Aim of the task —
Exactly retype the lines from the top of the data through the line containing "setor_yticks = [0, 20, 40, 60, 80, 100]", leaving out every picture.

Input rows —

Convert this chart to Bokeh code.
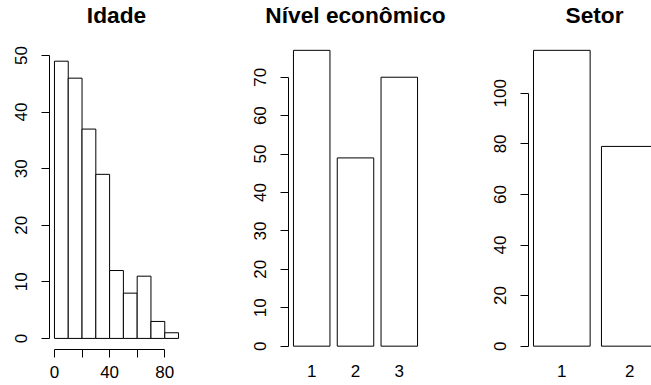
import math
from bokeh.plotting import figure
from bokeh.layouts import row
from bokeh.models import Range1d, FixedTicker
from bokeh.embed import file_html
from bokeh.resources import INLINE

# ---------------- data ----------------
idade_breaks = [0, 10, 20, 30, 40, 50, 60, 70, 80, 90]
idade_counts = [49, 46, 37, 29, 12, 8, 11, 3, 1]
idade_xticks = [0, 20, 40, 60, 80]
idade_xlabels = ["0", "", "40", "", "80"]
idade_yticks = [0, 10, 20, 30, 40, 50]

nivel_names = ["1", "2", "3"]
nivel_counts = [77, 49, 70]
nivel_yticks = [0, 10, 20, 30, 40, 50, 60, 70]

setor_names = ["1", "2"]
setor_counts = [117, 79]
setor_yticks = [0, 20, 40, 60, 80, 100]

FONT = "Liberation Sans"
TICK_SIZE = "17px"
TITLE_SIZE = "22.7px"
HEIGHT = 385
TOP, BOTTOM = 28, 36                     # shared frame borders
FRAME_TOP, FRAME_BOT = TOP, HEIGHT - BOTTOM
HIST_REGION = (49.6, 349.0)              # plot region of the histogram (px)
BAR_REGION = (38.0, 357.5)               # plot region of the bar plots (px)


def ext(lo, hi):
    d = (hi - lo) * 0.04
    return lo - d, hi + d


def remap(lo, hi, region):
    """range that keeps the R plot-region scale inside the shared frame"""
    rtop, rbot = region
    ppu = (rbot - rtop) / (hi - lo)
    return lo - (FRAME_BOT - rbot) / ppu, hi + (rtop - FRAME_TOP) / ppu


def style(p, title, align="center", offset=0):
    p.grid.visible = False
    p.outline_line_color = None
    p.background_fill_color = "white"
    p.border_fill_color = "white"
    p.title.text = title
    p.title.text_font = FONT
    p.title.text_font_size = TITLE_SIZE
    p.title.text_font_style = "bold"
    p.title.text_color = "black"
    p.title.align = align
    p.title.offset = offset
    p.title.vertical_align = "middle"
    p.title.standoff = 0
    for ax in (p.xaxis[0], p.yaxis[0]):
        ax.major_label_text_font = FONT
        ax.major_label_text_font_size = TICK_SIZE
        ax.major_label_text_color = "black"
        ax.axis_line_color = "black"
        ax.major_tick_line_color = "black"
        ax.minor_tick_line_color = None
        ax.major_tick_in = 0
        ax.major_tick_out = 8
    yax = p.yaxis[0]
    yax.major_label_orientation = "vertical"
    yax.major_label_standoff = 14


def yaxis_setup(p, ticks):
    yax = p.yaxis[0]
    yax.ticker = FixedTicker(ticks=ticks)
    yax.bounds = (ticks[0], ticks[-1])


def barplot(width, names, counts, ticks, title, mb_left, mb_right, align="center", offset=0,
            visible_px=None):
    lefts = [0.2 + 1.2 * i for i in range(len(counts))]
    rights = [l + 1.0 for l in lefts]
    centers = [l + 0.5 for l in lefts]
    x0, x1 = ext(lefts[0], rights[-1])
    if visible_px is not None:
        full_px = 134.6
        x1 = x0 + (x1 - x0) * visible_px / full_px
    y0, y1 = remap(*ext(0, max(counts)), BAR_REGION)
    p = figure(width=width, height=HEIGHT, output_backend="svg", toolbar_location=None,
               x_range=Range1d(x0, x1), y_range=Range1d(y0, y1),
               min_border_left=mb_left, min_border_right=mb_right,
               min_border_top=TOP, min_border_bottom=BOTTOM)
    p.quad(left=lefts, right=rights, bottom=0, top=counts,
           fill_color="white", line_color="black", line_width=1)
    style(p, title, align, offset)
    yaxis_setup(p, ticks)
    xax = p.xaxis[0]
    xax.ticker = FixedTicker(ticks=centers)
    xax.major_label_overrides = {c: n for c, n in zip(centers, names)}
    xax.axis_line_color = None
    xax.major_tick_line_color = None
    xax.major_tick_out = 0
    xax.major_label_standoff = 15
    return p


# ---------------- panel 1: histogram ----------------
hx0, hx1 = ext(idade_breaks[0], idade_breaks[-1])
hy0, hy1 = remap(*ext(0, max(idade_counts)), HIST_REGION)
p1 = figure(width=220, height=HEIGHT, output_backend="svg", toolbar_location=None,
            x_range=Range1d(hx0, hx1), y_range=Range1d(hy0, hy1),
            min_border_left=49, min_border_right=37,
            min_border_top=TOP, min_border_bottom=BOTTOM)
p1.quad(left=idade_breaks[:-1], right=idade_breaks[1:], bottom=0, top=idade_counts,
        fill_color="white", line_color="black", line_width=1)
style(p1, "Idade")
yaxis_setup(p1, idade_yticks)
xax1 = p1.xaxis[0]
xax1.ticker = FixedTicker(ticks=idade_xticks)
xax1.bounds = (idade_xticks[0], idade_xticks[-1])
xax1.major_label_overrides = {t: l for t, l in zip(idade_xticks, idade_xlabels)}
xax1.major_label_standoff = 8

# ---------------- panel 2 & 3: barplots ----------------
p2 = barplot(235, nivel_names, nivel_counts, nivel_yticks, "Nível econômico", 68, 33)
p3 = barplot(196, setor_names, setor_counts, setor_yticks, "Setor", 73, 0,
             align="left", offset=37, visible_px=123)

layout = row(p1, p2, p3)
open("out.html", "w").write(file_html(layout, INLINE))
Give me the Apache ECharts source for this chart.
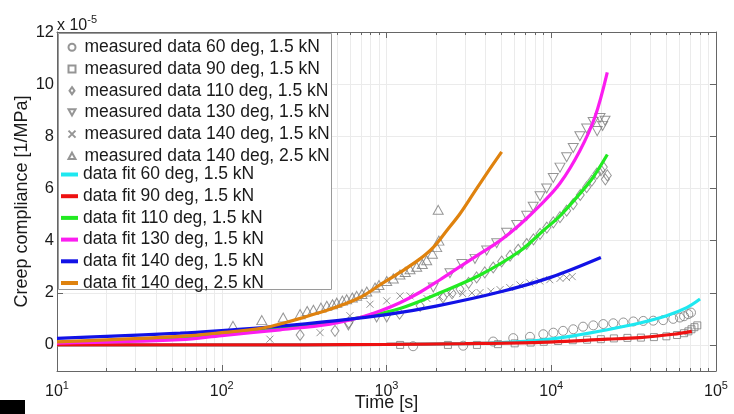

Written solution —
Convert this chart to Bokeh code.
import math
from bokeh.plotting import figure
from bokeh.layouts import row
from bokeh.models import Range1d, FixedTicker
from bokeh.embed import file_html
from bokeh.resources import INLINE

# ---------------- data ----------------
idade_breaks = [0, 10, 20, 30, 40, 50, 60, 70, 80, 90]
idade_counts = [49, 46, 37, 29, 12, 8, 11, 3, 1]
idade_xticks = [0, 20, 40, 60, 80]
idade_xlabels = ["0", "", "40", "", "80"]
idade_yticks = [0, 10, 20, 30, 40, 50]

nivel_names = ["1", "2", "3"]
nivel_counts = [77, 49, 70]
nivel_yticks = [0, 10, 20, 30, 40, 50, 60, 70]

setor_names = ["1", "2"]
setor_counts = [117, 79]
setor_yticks = [0, 20, 40, 60, 80, 100]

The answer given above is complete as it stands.